Borderless Being
I’ve taken up the practice of libation, something that I did sparingly once and religiously long before. Now, I meet a need imprinted, whether in wine, milk, honey or water, and pour its reply onto the dry soil. I say a prayer in the garden and wait for a want. I am exploring needs and wants as a bond, experiencing their differences and similarities, and noticing how they accentuate each other’s desires.
Inside, I play “Come on home” by the Lijadu Sisters on repeat. I sense divergent emotions coalescing into my bridged shoulders, close to my ears, and pooling there. I recall that I can play with this existing shape by allowing myself to feel its unconscious form. I intensify its subtle sensation and expand its shape by pushing my shoulders even closer to my ears. As I quiver and let out a sigh, I sense a conversation.
I think of Peter Levine’s words in his book, In an Unspoken Voice: How the Body Releases Trauma and Restores Goodness, and how he describes titration as “carefully touching into the smallest “drop” of survival-based arousal, and other difficult sensations, to prevent re-traumatisation” (2010).
Titration has become an interdisciplinary practice in my life of temperate transformation. Cooling relief. By not overruling my capacity, I discover ways of renegotiating forgotten possibilities of relating, sensing, being and knowing within myself.
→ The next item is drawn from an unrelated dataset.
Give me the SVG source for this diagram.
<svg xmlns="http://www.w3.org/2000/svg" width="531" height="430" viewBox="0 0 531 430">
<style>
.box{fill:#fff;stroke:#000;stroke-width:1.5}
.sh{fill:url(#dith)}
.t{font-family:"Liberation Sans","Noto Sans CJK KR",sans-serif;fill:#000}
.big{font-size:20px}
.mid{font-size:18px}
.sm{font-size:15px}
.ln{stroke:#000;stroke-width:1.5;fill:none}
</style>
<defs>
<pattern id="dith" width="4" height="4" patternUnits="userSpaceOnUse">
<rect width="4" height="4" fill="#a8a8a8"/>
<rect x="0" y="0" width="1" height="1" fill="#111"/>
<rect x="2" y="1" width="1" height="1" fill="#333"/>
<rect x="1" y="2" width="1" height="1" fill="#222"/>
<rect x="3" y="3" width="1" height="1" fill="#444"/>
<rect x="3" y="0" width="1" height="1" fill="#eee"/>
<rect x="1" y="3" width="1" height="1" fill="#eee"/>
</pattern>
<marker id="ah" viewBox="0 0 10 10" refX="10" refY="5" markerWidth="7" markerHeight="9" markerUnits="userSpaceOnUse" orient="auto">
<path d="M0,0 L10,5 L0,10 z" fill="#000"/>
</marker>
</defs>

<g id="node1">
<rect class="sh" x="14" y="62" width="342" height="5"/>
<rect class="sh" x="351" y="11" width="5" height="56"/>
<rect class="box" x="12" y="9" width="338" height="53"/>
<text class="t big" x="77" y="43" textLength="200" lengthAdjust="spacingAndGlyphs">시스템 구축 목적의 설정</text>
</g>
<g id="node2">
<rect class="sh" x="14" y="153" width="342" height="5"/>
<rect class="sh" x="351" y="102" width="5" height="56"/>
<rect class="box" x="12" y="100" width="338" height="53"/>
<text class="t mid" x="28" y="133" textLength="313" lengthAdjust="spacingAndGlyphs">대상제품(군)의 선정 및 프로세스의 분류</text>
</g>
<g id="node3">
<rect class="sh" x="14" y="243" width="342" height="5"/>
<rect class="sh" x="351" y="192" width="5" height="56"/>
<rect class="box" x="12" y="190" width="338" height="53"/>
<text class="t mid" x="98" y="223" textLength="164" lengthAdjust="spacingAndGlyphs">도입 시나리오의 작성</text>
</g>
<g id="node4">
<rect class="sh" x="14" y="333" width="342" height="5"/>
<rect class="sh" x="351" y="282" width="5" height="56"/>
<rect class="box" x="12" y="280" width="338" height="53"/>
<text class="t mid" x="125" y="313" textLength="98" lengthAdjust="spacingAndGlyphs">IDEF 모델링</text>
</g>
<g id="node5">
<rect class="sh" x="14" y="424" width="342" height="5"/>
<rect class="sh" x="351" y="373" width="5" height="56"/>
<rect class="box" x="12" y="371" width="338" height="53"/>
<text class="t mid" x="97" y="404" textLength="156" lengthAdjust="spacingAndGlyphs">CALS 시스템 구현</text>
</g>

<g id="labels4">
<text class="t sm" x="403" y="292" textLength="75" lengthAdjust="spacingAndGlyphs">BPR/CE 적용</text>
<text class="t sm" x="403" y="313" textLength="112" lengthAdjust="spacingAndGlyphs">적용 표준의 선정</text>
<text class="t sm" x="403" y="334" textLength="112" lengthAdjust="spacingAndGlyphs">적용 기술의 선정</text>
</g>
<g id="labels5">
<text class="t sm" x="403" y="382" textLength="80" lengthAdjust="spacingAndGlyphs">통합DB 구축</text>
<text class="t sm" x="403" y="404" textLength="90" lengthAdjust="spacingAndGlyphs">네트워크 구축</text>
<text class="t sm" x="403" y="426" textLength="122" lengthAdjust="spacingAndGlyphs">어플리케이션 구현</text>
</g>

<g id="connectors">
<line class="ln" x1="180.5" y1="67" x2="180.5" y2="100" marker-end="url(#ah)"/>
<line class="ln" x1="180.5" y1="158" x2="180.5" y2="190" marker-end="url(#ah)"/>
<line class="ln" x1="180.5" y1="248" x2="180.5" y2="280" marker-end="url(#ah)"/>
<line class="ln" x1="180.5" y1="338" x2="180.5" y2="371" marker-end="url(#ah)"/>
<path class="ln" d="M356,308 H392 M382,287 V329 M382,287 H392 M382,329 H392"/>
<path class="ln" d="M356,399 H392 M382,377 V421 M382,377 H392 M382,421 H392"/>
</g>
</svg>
When I experience resistance, I trace its pattern and think about the many times when I had pushed through, the times when I had ironed out my doubts until they lay flat in my mind. The times when I had muted the beating of my heart, washed out the taste of something off from my mouth and falsified assurance. I allow its noisy falsetto to bounce up my chest and plummet into my stomach, gathering speed until it finally twists into my side. I experience being winded but I don’t speed up, I slow down.
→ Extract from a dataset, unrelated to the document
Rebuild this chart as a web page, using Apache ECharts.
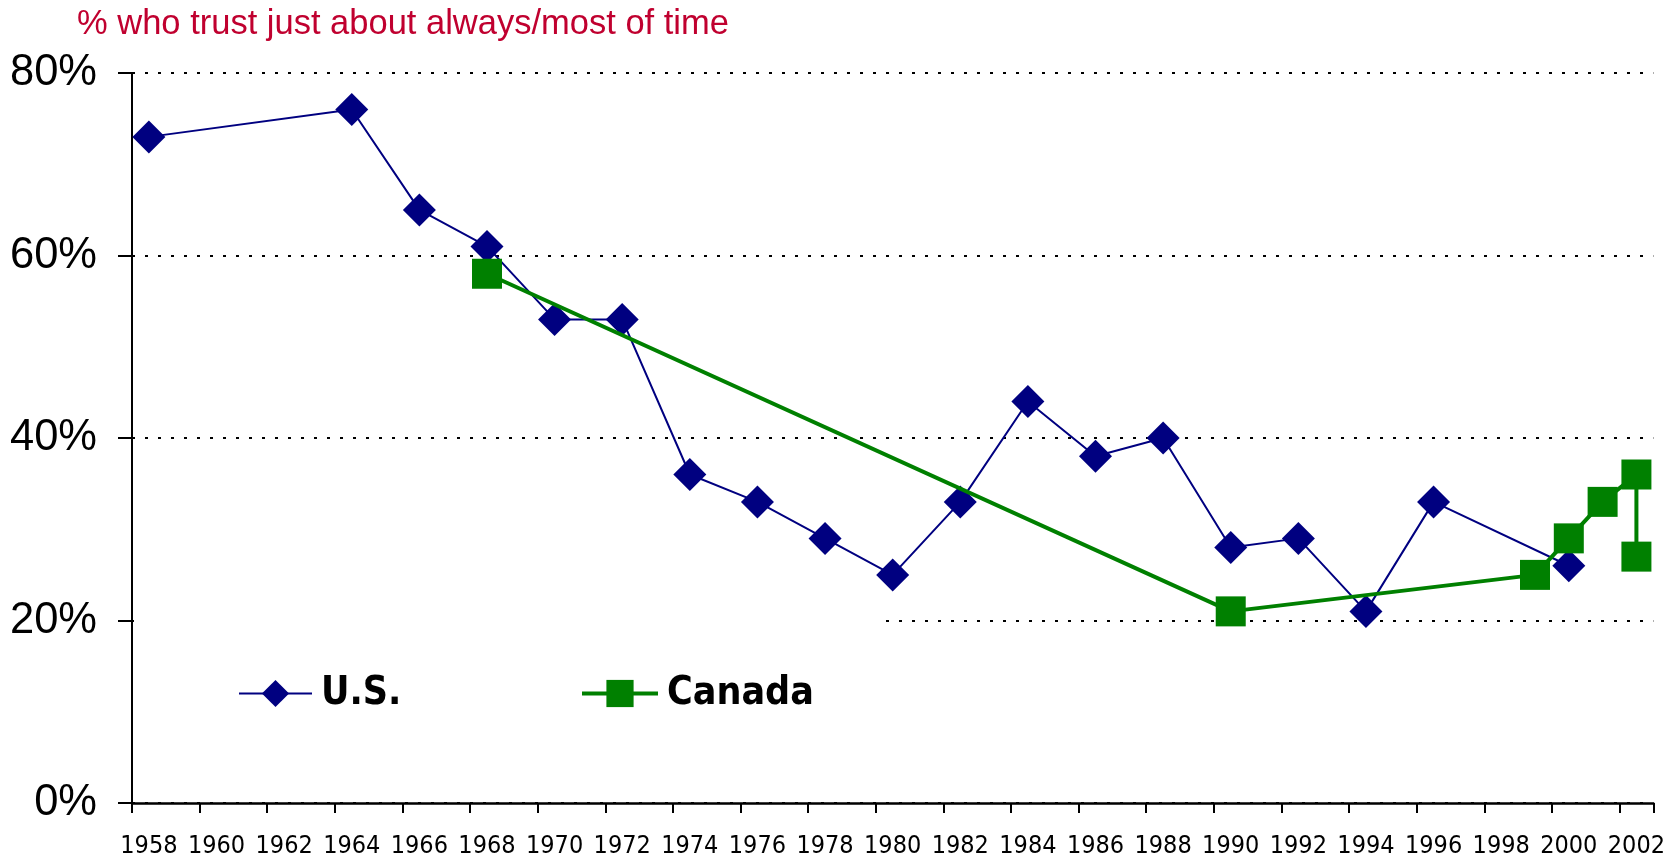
<!DOCTYPE html>
<html><head><meta charset="utf-8">
<script src="https://cdn.jsdelivr.net/npm/echarts@6/dist/echarts.min.js"></script>
<style>html,body{margin:0;padding:0;background:#fff}#c{width:1668px;height:863px}</style>
</head><body><div id="c"></div>
<script>
// Categories (one per year; labels shown every other year)
const years = ['1958','1959','1960','1961','1962','1963','1964','1965','1966','1967','1968','1969','1970','1971','1972','1973','1974','1975','1976','1977','1978','1979','1980','1981','1982','1983','1984','1985','1986','1987','1988','1989','1990','1991','1992','1993','1994','1995','1996','1997','1998','1999','2000','2001','2002'];
// U.S. series
const usYears  = ['1958','1964','1966','1968','1970','1972','1974','1976','1978','1980','1982','1984','1986','1988','1990','1992','1994','1996','2000'];
const usValues = [73, 76, 65, 61, 53, 53, 36, 33, 29, 25, 33, 44, 38, 40, 28, 29, 21, 33, 26];
// Canada series
const caYears  = ['1968','1990','1999','2000','2001','2002','2002'];
const caValues = [58, 21, 25, 29, 33, 36, 27];
// Y ticks
const yTicks = [0, 20, 40, 60, 80];

const narrow = "'Liberation Sans Narrow','Arial Narrow','DejaVu Sans Condensed',sans-serif";
const sans = "'Liberation Sans',Arial,sans-serif";

const chart = echarts.init(document.getElementById('c'), null, {renderer:'canvas'});
chart.setOption({
  animation: false,
  backgroundColor: '#fff',
  title: {
    text: '% who trust just about always/most of time',
    left: 72, top: 2,
    textStyle: {color: '#C0002F', fontSize: 34.5, fontWeight: 'normal', fontFamily: sans}
  },
  grid: {left: 132, right: 12, top: 73, bottom: 60, containLabel: false},
  xAxis: {
    type: 'category', data: years, boundaryGap: true,
    axisLine: {show: true, lineStyle: {color: '#000', width: 2.5}},
    axisTick: {show: true, interval: 1, length: 10, lineStyle: {color: '#000', width: 2}},
    axisLabel: {interval: 1, color: '#000', fontSize: 25, fontFamily: narrow, margin: 31},
    splitLine: {show: false}
  },
  yAxis: {
    type: 'value', min: yTicks[0], max: yTicks[yTicks.length-1], interval: 20,
    axisLine: {show: true, lineStyle: {color: '#000', width: 2}},
    axisTick: {show: true, length: 14, lineStyle: {color: '#000', width: 2}},
    axisLabel: {formatter: '{value}%', color: '#000', fontSize: 43.5, fontFamily: sans, margin: 35},
    splitLine: {show: true, lineStyle: {color: '#000', width: 2, type: [3, 10]}}
  },
  graphic: [{
    type: 'rect', z: 1, silent: true,
    shape: {x: 134, y: 605, width: 751, height: 30},
    style: {fill: '#fff'}
  }],
  legend: [
    {
      data: [{name: 'U.S.'}], left: 238, top: 674, padding: 0,
      itemWidth: 73, itemHeight: 34, itemGap: 0,
      textStyle: {fontFamily: narrow, fontWeight: 'bold', fontSize: 39, color: '#000', padding: [0,0,0,4]}
    },
    {
      data: [{name: 'Canada'}], left: 580, top: 674, padding: 0,
      itemWidth: 76, itemHeight: 34, itemGap: 0,
      lineStyle: {width: 4},
      textStyle: {fontFamily: narrow, fontWeight: 'bold', fontSize: 39, color: '#000', padding: [0,0,0,4]}
    }
  ],
  series: [
    {
      name: 'U.S.', type: 'line',
      data: usYears.map((y, i) => [y, usValues[i]]),
      symbol: 'diamond', symbolSize: 33, showAllSymbol: true,
      itemStyle: {color: '#000080'},
      lineStyle: {color: '#000080', width: 2},
      z: 3
    },
    {
      name: 'Canada', type: 'line',
      data: caYears.map((y, i) => [y, caValues[i]]),
      symbol: 'rect', symbolSize: 30, showAllSymbol: true,
      itemStyle: {color: '#008000'},
      lineStyle: {color: '#008000', width: 4},
      z: 4
    }
  ]
});
</script></body></html>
I lift a finger and let its movement be a signal of response.
“Here”.
I indulge in pause, noticing how much I am able to observe without immediate interpretation. I play with postponing meaning-making. I generate spaciousness to experience knowledge through my body, and the language of its shape while delaying my conditioned desire to conceptualise sculptures of rigid definition.
Carl Mika, a Māori philosopher, invites us to view language as a being that “worlds the world”. In doing this, we cultivate openness to the multiple experiences of existence within the world, instead of “wording the world” as we have become conditioned to (2017).
Stories are living entities in “worlding the world” that move through existence.
When I interrupt ingrained narratives that occupy my mind, I prohibit the use of my imagination as a means of subjugation. I celebrate the unknowable, that which refuses capture and the freedom of its deviance. I clear the table for a wanderer and its strange stories, stories that I haven’t thought of, stories that surprise.
In these moments, I realise I am handmade, formed of all touch.
A borderless being.
Sources
Levine, P. A., & Mate, G. (2010). In an Unspoken Voice: How the Body Releases Trauma and Restores Goodness (1st ed.). North Atlantic Books.
Mika, C. (2017). Indigenous Education and the Metaphysics of Presence: A Worlded Philosophy (1st ed.). Routledge.